I don’t quite understand their “need” to build this truck
Benz already builds plenty of “work” trucks . . . NOT pickup trucks . . . which are well respected in many countries
These are utilitarian vehicles, basic and rugged, totally unlike the Benz vehicles that US buyers associate with Benz
They would be competing with the likes of Nissan and Toyota. Stiff competition . . .
I hadn’t thought about that, but you are likely correct.
The new-found wealth in China (and in Russia) are such that there are some people who are willing and able to spend incredible sums on vehicles.
Daimler Benz builds luxury vehicles for the U.S. market, but they sell a broader range of vehicles in other countries. It is not clear that it is a luxury vehicle, though it certainly could be. It would be a mistake to take on extremely popular trucks like the F series and Silverado. Daimler Benz can build a customer base elsewhere and decide later if they want to export the the U.S. That way their success will not hinge on acceptance here.
Not to take a sharp left turn, but I have noticed tons of Volvo tractor trailers on the road the last few years? I thought they were not very dependable and hard to work on. What’s up with that?
Volvo bought White and that gave them an instant dealer network. They also own Mack, and that helped their network, too.
I know this may be hard to swallow, but class 8 trucks are actually pretty reliable
They’re expected to rack up millions of miles in an economical fashion, unlike cars
Not only that, but most fleets tend to maintain their trucks FAR better than even the most discriminating car owner. They have strict maintenance schedules, and they’re actually followed, unlike car owners who skip their timing belt changes
Probably because they are protecting their investment, and these trucks are necessary to keep a company profitable
Ford and GM are doing a lot to entice car owners into pick up trucks. With highway mileage “officially” at 26 mpg with a 325 hp full size truck and gasoline under $2.50, a lot can be said for buying a truck. The new Colorado in reviews, rides and handles nearly as well as many frame less SUVS and has 305 hp. These are all tempting buys and has Toyota has found out, late comers have a long way to go to catch up. These things are like cars and don’t cost anywhere near as much as exotic trucks.

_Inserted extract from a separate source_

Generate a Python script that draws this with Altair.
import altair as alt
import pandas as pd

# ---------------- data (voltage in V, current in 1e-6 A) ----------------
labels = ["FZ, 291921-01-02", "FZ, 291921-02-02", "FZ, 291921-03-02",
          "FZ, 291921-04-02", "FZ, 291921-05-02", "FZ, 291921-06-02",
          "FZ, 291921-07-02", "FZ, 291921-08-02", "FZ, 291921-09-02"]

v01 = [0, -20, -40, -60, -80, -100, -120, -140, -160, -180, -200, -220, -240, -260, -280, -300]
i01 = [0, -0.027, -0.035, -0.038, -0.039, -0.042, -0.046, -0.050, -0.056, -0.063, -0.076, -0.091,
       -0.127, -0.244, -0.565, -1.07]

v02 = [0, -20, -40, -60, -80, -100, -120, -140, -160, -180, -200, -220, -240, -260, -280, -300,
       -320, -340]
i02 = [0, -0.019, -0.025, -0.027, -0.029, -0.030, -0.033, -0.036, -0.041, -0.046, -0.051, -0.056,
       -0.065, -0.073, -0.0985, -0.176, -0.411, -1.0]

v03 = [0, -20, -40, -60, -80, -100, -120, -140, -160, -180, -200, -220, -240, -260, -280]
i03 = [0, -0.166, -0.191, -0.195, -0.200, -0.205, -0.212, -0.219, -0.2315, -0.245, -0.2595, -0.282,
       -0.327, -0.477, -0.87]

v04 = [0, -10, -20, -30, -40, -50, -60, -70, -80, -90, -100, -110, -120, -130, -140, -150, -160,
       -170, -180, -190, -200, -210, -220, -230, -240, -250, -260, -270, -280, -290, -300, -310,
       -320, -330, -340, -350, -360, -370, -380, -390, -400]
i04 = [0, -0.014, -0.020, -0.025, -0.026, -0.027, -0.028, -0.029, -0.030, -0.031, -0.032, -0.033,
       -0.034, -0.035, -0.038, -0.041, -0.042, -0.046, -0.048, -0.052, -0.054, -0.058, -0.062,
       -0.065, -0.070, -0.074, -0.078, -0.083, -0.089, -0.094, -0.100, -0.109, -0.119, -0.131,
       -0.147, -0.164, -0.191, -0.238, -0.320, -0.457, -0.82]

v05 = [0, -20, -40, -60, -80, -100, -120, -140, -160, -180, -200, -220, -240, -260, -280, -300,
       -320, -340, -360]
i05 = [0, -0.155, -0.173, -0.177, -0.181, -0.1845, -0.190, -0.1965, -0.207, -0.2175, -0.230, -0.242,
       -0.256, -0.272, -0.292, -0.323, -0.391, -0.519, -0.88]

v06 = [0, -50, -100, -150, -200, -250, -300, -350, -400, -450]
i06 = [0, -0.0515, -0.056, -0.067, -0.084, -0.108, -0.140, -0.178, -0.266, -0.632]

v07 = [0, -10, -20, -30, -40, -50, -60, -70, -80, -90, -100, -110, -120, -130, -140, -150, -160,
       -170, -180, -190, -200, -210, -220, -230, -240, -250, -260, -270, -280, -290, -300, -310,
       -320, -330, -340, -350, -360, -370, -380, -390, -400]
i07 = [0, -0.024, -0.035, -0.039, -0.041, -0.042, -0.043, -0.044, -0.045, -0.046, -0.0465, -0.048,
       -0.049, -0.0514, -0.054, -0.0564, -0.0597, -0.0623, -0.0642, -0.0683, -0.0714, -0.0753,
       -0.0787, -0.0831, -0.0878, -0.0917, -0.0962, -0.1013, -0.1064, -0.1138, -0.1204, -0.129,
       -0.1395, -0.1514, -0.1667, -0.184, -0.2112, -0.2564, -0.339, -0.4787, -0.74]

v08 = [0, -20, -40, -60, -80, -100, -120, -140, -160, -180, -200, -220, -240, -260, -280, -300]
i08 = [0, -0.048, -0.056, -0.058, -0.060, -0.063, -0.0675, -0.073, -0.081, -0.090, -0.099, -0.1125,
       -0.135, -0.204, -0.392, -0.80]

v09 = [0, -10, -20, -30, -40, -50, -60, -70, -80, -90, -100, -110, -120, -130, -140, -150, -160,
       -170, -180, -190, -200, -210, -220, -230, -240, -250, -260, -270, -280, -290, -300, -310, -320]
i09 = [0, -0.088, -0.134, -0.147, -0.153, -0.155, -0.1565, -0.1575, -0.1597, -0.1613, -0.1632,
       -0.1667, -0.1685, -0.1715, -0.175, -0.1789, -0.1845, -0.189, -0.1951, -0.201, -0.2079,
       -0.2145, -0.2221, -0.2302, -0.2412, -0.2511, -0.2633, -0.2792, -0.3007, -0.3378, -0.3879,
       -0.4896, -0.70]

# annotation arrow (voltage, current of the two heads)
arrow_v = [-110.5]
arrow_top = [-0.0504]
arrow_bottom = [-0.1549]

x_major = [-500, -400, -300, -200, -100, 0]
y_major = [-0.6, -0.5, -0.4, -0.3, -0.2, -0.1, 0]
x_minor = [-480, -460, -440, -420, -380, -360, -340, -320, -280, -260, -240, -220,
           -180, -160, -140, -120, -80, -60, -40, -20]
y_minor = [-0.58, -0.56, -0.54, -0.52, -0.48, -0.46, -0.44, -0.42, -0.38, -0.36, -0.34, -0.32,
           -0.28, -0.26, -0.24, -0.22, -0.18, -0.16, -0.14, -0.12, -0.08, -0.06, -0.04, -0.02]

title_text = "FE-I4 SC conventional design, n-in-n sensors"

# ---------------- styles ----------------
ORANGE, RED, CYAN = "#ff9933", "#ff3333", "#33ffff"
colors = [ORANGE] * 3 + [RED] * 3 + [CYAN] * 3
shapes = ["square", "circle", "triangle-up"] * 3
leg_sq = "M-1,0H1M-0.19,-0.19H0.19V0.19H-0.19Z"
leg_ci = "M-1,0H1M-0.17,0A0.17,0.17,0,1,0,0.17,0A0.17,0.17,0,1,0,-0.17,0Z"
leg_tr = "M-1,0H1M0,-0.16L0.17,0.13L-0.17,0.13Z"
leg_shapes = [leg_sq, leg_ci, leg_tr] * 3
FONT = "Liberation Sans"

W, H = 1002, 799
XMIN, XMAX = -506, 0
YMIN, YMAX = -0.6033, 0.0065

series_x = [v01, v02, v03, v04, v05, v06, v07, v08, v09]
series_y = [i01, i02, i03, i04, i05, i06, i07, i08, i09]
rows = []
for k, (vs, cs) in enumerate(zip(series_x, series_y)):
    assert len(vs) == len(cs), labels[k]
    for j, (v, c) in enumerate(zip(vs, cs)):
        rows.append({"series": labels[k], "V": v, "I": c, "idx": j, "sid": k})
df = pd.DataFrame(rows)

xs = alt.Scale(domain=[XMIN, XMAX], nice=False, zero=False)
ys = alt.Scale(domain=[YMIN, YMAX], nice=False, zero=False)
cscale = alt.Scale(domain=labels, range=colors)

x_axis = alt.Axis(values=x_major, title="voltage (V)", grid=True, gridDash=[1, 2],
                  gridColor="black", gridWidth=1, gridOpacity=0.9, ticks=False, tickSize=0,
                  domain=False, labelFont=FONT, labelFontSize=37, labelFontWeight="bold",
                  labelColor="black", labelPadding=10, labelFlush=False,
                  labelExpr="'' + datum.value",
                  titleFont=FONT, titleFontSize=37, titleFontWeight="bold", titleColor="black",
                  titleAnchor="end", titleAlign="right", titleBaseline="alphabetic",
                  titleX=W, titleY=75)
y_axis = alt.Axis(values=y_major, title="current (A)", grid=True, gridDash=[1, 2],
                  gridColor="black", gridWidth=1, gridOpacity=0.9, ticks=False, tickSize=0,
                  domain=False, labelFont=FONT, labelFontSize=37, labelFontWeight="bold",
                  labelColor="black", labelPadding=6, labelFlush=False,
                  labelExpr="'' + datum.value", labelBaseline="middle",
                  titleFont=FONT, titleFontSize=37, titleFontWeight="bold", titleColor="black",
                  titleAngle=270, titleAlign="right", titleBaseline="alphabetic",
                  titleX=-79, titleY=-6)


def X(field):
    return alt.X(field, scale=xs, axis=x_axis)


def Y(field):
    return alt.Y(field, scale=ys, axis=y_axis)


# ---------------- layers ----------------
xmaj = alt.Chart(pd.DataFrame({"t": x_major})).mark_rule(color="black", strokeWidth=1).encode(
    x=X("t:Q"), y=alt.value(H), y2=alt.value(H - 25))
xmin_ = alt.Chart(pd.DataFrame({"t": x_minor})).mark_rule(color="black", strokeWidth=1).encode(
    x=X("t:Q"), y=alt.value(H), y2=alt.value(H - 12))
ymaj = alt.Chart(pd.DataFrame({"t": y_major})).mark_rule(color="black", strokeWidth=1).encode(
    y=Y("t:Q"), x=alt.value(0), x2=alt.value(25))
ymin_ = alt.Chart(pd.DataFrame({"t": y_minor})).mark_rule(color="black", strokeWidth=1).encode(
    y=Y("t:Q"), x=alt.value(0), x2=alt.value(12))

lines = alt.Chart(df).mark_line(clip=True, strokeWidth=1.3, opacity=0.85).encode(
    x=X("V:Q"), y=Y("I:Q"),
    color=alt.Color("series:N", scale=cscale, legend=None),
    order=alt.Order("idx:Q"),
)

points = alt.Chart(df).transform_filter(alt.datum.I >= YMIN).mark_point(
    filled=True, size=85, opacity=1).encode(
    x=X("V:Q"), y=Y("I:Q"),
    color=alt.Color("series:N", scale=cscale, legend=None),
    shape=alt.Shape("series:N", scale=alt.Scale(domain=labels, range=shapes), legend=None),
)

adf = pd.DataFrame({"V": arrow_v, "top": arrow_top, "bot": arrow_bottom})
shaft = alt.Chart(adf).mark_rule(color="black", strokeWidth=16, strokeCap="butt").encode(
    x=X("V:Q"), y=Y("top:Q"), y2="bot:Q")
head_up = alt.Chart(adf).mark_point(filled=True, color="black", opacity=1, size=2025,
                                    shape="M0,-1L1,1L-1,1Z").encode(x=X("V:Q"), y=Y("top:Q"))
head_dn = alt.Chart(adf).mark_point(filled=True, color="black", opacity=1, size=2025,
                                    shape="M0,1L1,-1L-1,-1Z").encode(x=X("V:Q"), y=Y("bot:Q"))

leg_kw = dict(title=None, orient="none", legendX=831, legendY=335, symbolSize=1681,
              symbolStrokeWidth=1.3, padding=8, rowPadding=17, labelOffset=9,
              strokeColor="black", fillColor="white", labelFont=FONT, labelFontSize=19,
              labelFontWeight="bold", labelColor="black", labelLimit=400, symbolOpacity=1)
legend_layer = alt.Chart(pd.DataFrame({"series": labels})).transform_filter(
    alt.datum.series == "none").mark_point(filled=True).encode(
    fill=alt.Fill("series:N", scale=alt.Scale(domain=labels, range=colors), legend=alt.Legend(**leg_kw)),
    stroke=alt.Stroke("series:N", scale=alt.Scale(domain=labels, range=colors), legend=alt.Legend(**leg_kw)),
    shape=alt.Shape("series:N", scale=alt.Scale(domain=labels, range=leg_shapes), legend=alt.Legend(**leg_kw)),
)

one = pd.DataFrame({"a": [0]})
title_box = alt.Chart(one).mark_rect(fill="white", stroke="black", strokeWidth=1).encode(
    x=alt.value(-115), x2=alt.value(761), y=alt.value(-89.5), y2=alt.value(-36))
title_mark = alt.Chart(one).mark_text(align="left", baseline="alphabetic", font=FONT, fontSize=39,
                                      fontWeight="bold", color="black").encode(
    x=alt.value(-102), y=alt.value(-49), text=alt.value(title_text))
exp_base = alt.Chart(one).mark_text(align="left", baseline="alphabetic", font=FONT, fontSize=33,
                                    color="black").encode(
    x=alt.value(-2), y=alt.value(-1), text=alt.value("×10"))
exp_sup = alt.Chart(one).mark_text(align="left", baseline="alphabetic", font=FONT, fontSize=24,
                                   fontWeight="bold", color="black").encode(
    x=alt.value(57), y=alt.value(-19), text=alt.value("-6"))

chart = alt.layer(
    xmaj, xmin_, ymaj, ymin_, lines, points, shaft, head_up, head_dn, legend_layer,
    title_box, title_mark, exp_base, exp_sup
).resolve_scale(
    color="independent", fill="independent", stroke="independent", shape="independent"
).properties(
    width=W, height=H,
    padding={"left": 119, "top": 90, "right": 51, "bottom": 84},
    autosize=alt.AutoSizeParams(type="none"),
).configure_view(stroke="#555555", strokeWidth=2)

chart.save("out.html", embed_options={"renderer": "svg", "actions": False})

Even though I didn’t personally buy a first gen Colorado, we have them in our fleet, and I think they’re low quality
If I was a first gen Colorado owner, I’d have a rotten taste in my mouth, and it would take one heck of a salesman to get me to buy one of these new ones
@db4690 That is interesting. A friend has one, but was the upper end model. I did notice it had a regular steel bed. The base Toyotas look pretty “basic” too. How have they held up and run withthe four cylinder ?
Yeah I read that about the Colorado too. I thought it was a mistake to keep the name with a revised truck. Would have been better to start fresh rather than trying to counter bad press in my view.
In addition to db’s comment, large trucks are designed for quick and easy maintenance, including cylinder swaps. Any large truck manufacturer that made unreliable trucks would quickly be out of the market. The buyers are pure pragmatists, and they do their homework, unlike car buyers.
If pickup truck buyers were as pragmatic and knowledgeable as the decision makers in the large truck market, pickups would be designed differently too. But PU buyers are largely car buyers.
Maybe Benz has no problem with spending a fortune producing a pointless vehicle for the sole purpose of an engineering and “we’ll show you…” exercise.
I like the idea. But, then, I’m nuts!
In reality, I’d be surprised if this were for the U.S. market.
Hey, with Bentley making Crossover SUVs now, I suppose it’s hard to find a different idea. What if a sheik wants to go to the hardware store? Do you expect him to drive a Chebby?
Super premium pickups are everywhere. They go from $45,000 to $65,000. Two wheel drives are probably less money. I looked at a $48,000 Tundra the other day. Lots of rear seat room, up and down rear window, leather and carpeting.